I have added a few blogs on my personal list. Most except one are written by people who like me do not seem to be performers but commentators. On an overgrown path is the one that got me started thanks to the encouragement of its writer, Bob Shingleton. All of you must be aware of Alex Ross whose book The Rest is Noise is a must-read. Alex has developed several outstanding pages where he analyses musical examples showing how the language of composers evolved in parallel during modern times. I look forwards to his forthcoming new book: listen to this. The two newcomers are Intermezzo and Boulezian. Like Bob's, both originate from the UK. One has always informative and unusual news, the other one some sound comments. Both must be having a great time listening to the Schoenberg Beethoven cycle given by Daniel Barenboim and his Berliner forces.

The one blog which stands aside is the one by John Adams, often labelled the most played composer of our time. I cannot recommend too strongly Adams's music which I discovered while studying at Harvard in 1990. Rattle came to conduct the BSO in the choral piece Harmonium. Probably, the only reason this very piece is not as often played is because it requires a large number of performers. It is definitely a masterpiece which blends Sibelius-like lines with modern harmonies and a mastery of orchestration. After hearing it, I was so much in the sound world created by the piece that I "suffered" in the noisy Boston Metro. I felt very lucky to catch him conducting Boulez's own Ensemble Intercontemporain in his music as well as in the iconic Nixon in China. I heard the controversial Klinghoffer whose music, especially the choruses are superb but whose message behind the stiry escapes me.

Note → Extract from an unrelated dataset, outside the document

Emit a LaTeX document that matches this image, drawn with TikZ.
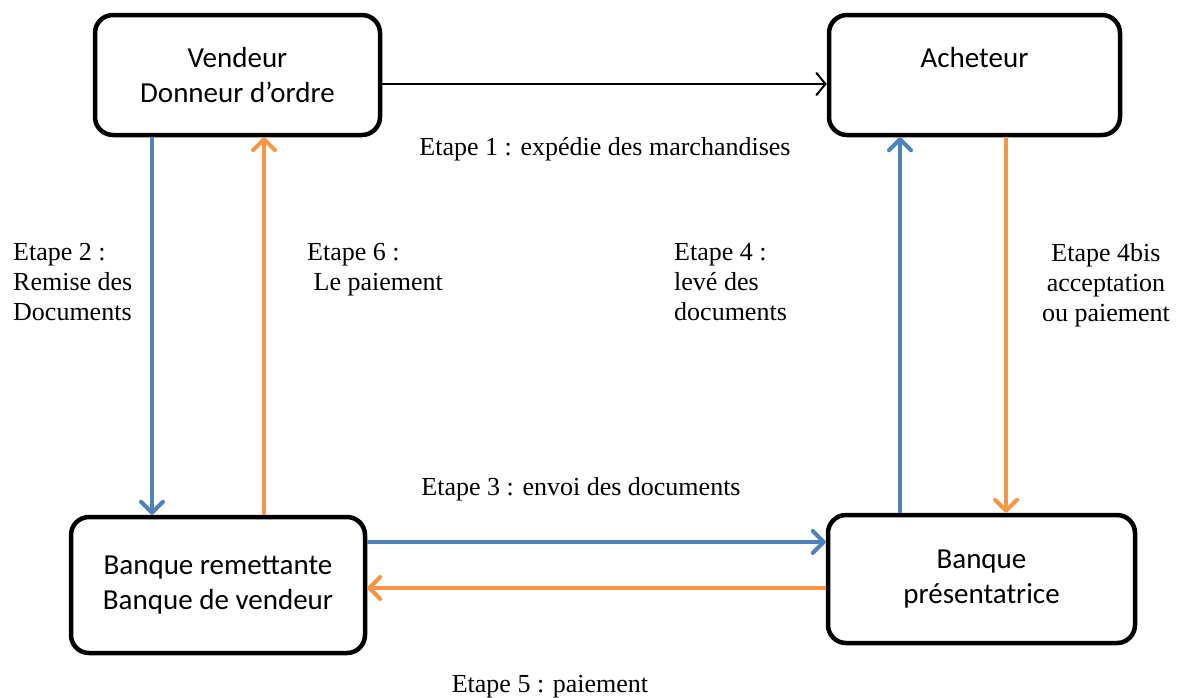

In addition to his music, Adams is a prolific writer and his autobiography is a fascinating study of how he assimilated and then integrated and developed outside complementary and conflicting musical styles to create his own. Again, this is a must-read. His blog is witty and entertaining and he does not comment on other people works. It is the very example of a creators blog, not a mere critic one.